──────── DATA EXTRACT ────────
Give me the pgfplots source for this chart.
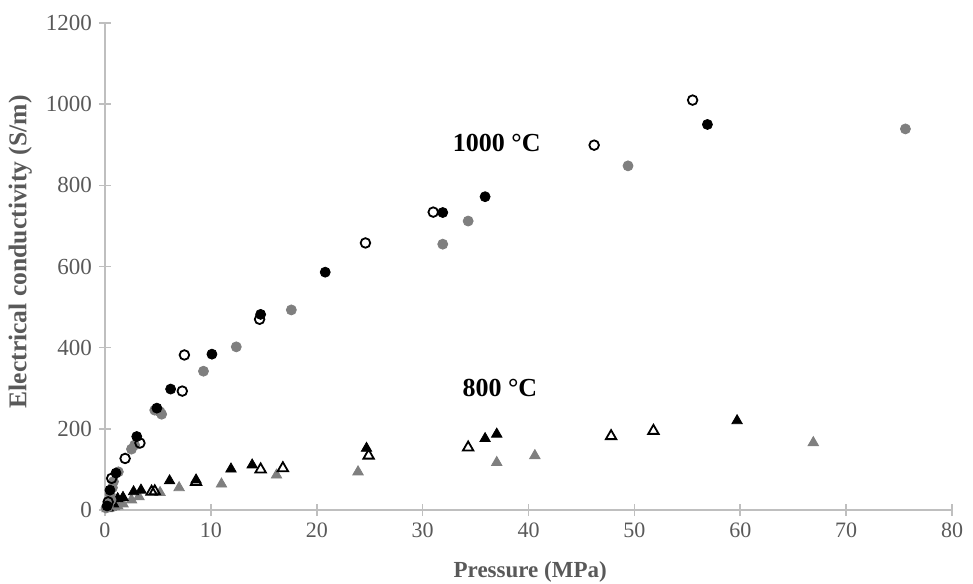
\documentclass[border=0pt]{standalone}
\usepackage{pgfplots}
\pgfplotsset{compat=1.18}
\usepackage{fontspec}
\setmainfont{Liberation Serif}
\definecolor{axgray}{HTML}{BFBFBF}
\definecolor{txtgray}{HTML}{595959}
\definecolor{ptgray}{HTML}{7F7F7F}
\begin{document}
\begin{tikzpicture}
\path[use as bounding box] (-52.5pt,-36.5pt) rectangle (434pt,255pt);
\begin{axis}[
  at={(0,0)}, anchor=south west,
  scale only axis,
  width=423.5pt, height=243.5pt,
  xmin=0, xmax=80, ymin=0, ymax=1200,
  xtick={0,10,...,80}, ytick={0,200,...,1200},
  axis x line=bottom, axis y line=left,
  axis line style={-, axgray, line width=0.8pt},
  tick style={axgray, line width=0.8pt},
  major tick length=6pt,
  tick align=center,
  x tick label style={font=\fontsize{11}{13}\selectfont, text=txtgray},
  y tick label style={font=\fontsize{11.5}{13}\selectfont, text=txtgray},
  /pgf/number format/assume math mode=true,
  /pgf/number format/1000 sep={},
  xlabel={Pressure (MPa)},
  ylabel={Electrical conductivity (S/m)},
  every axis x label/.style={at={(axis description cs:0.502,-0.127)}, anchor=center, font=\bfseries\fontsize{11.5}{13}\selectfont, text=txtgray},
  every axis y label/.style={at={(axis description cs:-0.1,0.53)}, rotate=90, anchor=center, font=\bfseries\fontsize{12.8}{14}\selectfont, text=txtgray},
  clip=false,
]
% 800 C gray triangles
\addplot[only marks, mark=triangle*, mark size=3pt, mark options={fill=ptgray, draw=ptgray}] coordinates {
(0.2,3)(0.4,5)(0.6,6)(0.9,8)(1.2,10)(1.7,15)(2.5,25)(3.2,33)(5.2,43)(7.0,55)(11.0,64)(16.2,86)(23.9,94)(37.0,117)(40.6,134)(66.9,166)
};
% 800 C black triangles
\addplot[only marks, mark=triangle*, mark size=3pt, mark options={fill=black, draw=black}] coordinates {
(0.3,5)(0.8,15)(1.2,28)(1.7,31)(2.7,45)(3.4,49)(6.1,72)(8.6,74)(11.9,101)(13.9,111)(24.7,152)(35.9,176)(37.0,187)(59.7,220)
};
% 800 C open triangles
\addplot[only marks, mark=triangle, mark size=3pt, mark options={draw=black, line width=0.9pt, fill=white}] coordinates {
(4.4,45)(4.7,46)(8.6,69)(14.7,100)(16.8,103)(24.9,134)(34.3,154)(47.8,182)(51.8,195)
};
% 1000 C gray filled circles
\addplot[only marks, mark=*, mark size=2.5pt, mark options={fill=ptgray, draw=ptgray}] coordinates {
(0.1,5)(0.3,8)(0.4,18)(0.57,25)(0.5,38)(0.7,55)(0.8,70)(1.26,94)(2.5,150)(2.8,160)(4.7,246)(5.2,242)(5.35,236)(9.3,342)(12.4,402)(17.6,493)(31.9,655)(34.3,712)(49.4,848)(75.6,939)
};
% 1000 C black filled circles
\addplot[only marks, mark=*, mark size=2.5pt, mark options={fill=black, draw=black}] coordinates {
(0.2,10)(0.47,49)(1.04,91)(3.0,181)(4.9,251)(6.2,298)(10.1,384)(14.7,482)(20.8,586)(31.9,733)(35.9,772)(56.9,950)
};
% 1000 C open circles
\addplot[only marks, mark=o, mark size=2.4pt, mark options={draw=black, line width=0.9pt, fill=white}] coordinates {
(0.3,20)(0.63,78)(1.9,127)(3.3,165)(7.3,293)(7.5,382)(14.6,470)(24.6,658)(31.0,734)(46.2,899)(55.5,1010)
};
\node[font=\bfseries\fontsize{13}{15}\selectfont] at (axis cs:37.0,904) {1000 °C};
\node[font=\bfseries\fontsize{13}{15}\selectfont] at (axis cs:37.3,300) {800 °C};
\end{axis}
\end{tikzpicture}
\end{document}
────────
#### GIVEN EXERCISE
Reproduce all of the data exactly; the pictures do not belong in the copy.

#### SOLUTION
Give me the pgfplots source for this chart.
\documentclass[border=0pt]{standalone}
\usepackage{pgfplots}
\pgfplotsset{compat=1.18}
\usepackage{fontspec}
\setmainfont{Liberation Serif}
\definecolor{axgray}{HTML}{BFBFBF}
\definecolor{txtgray}{HTML}{595959}
\definecolor{ptgray}{HTML}{7F7F7F}
\begin{document}
\begin{tikzpicture}
\path[use as bounding box] (-52.5pt,-36.5pt) rectangle (434pt,255pt);
\begin{axis}[
  at={(0,0)}, anchor=south west,
  scale only axis,
  width=423.5pt, height=243.5pt,
  xmin=0, xmax=80, ymin=0, ymax=1200,
  xtick={0,10,...,80}, ytick={0,200,...,1200},
  axis x line=bottom, axis y line=left,
  axis line style={-, axgray, line width=0.8pt},
  tick style={axgray, line width=0.8pt},
  major tick length=6pt,
  tick align=center,
  x tick label style={font=\fontsize{11}{13}\selectfont, text=txtgray},
  y tick label style={font=\fontsize{11.5}{13}\selectfont, text=txtgray},
  /pgf/number format/assume math mode=true,
  /pgf/number format/1000 sep={},
  xlabel={Pressure (MPa)},
  ylabel={Electrical conductivity (S/m)},
  every axis x label/.style={at={(axis description cs:0.502,-0.127)}, anchor=center, font=\bfseries\fontsize{11.5}{13}\selectfont, text=txtgray},
  every axis y label/.style={at={(axis description cs:-0.1,0.53)}, rotate=90, anchor=center, font=\bfseries\fontsize{12.8}{14}\selectfont, text=txtgray},
  clip=false,
]
% 800 C gray triangles
\addplot[only marks, mark=triangle*, mark size=3pt, mark options={fill=ptgray, draw=ptgray}] coordinates {
(0.2,3)(0.4,5)(0.6,6)(0.9,8)(1.2,10)(1.7,15)(2.5,25)(3.2,33)(5.2,43)(7.0,55)(11.0,64)(16.2,86)(23.9,94)(37.0,117)(40.6,134)(66.9,166)
};
% 800 C black triangles
\addplot[only marks, mark=triangle*, mark size=3pt, mark options={fill=black, draw=black}] coordinates {
(0.3,5)(0.8,15)(1.2,28)(1.7,31)(2.7,45)(3.4,49)(6.1,72)(8.6,74)(11.9,101)(13.9,111)(24.7,152)(35.9,176)(37.0,187)(59.7,220)
};
% 800 C open triangles
\addplot[only marks, mark=triangle, mark size=3pt, mark options={draw=black, line width=0.9pt, fill=white}] coordinates {
(4.4,45)(4.7,46)(8.6,69)(14.7,100)(16.8,103)(24.9,134)(34.3,154)(47.8,182)(51.8,195)
};
% 1000 C gray filled circles
\addplot[only marks, mark=*, mark size=2.5pt, mark options={fill=ptgray, draw=ptgray}] coordinates {
(0.1,5)(0.3,8)(0.4,18)(0.57,25)(0.5,38)(0.7,55)(0.8,70)(1.26,94)(2.5,150)(2.8,160)(4.7,246)(5.2,242)(5.35,236)(9.3,342)(12.4,402)(17.6,493)(31.9,655)(34.3,712)(49.4,848)(75.6,939)
};
% 1000 C black filled circles
\addplot[only marks, mark=*, mark size=2.5pt, mark options={fill=black, draw=black}] coordinates {
(0.2,10)(0.47,49)(1.04,91)(3.0,181)(4.9,251)(6.2,298)(10.1,384)(14.7,482)(20.8,586)(31.9,733)(35.9,772)(56.9,950)
};
% 1000 C open circles
\addplot[only marks, mark=o, mark size=2.4pt, mark options={draw=black, line width=0.9pt, fill=white}] coordinates {
(0.3,20)(0.63,78)(1.9,127)(3.3,165)(7.3,293)(7.5,382)(14.6,470)(24.6,658)(31.0,734)(46.2,899)(55.5,1010)
};
\node[font=\bfseries\fontsize{13}{15}\selectfont] at (axis cs:37.0,904) {1000 °C};
\node[font=\bfseries\fontsize{13}{15}\selectfont] at (axis cs:37.3,300) {800 °C};
\end{axis}
\end{tikzpicture}
\end{document}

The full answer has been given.